May be using node or python.
Currently there is code to retrieve the utterances from a riffdata Mongo database and calculate the duration of all utterances, get the counts of the utterances in various buckets and create a plot (well 3 plots) of those counts.
This was done using the Next Canada course data backup:
mongodb_riff-test.edu.nexted.backup-20191118110847.gz
I've run this with python 3.8 installed on my kubuntu 18.04 VM with the deadsnakes ppa
sudo add-apt-repository ppa:deadsnakes/ppa
sudo apt update
sudo apt install python3.8 python3.8-venv python3.8-dev
I also installed the matplotlib
OS packages:
sudo apt install python3-matplotlib
You will also need docker
and docker-compose
to use the scripts that start and stop a
Mongo database and the script that restores a backup to that database.
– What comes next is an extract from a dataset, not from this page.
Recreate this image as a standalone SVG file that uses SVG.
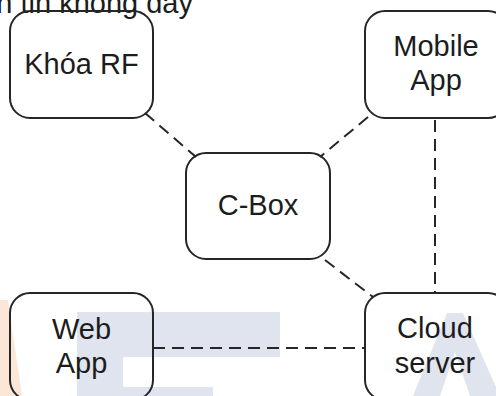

Then initialize the repo with a 3.8 virtual environment
make init VER=3.8
Put the backup file in the riffdata
subdirectory
Start the Docker Mongo database (this will likely have port conflicts if you've got a local Mongo database running)
make up
Restore the backup:
bin/mongo-restore.sh mongodb_riff-test.edu.nexted.backup-20191118110847.gz
Activate the python virtual environment and then start the mongo database w/ the data to be analyzed and then run:
make up
. activate
make run
Deactivate the python virtual environment and stop the mongo database
deactivate
make down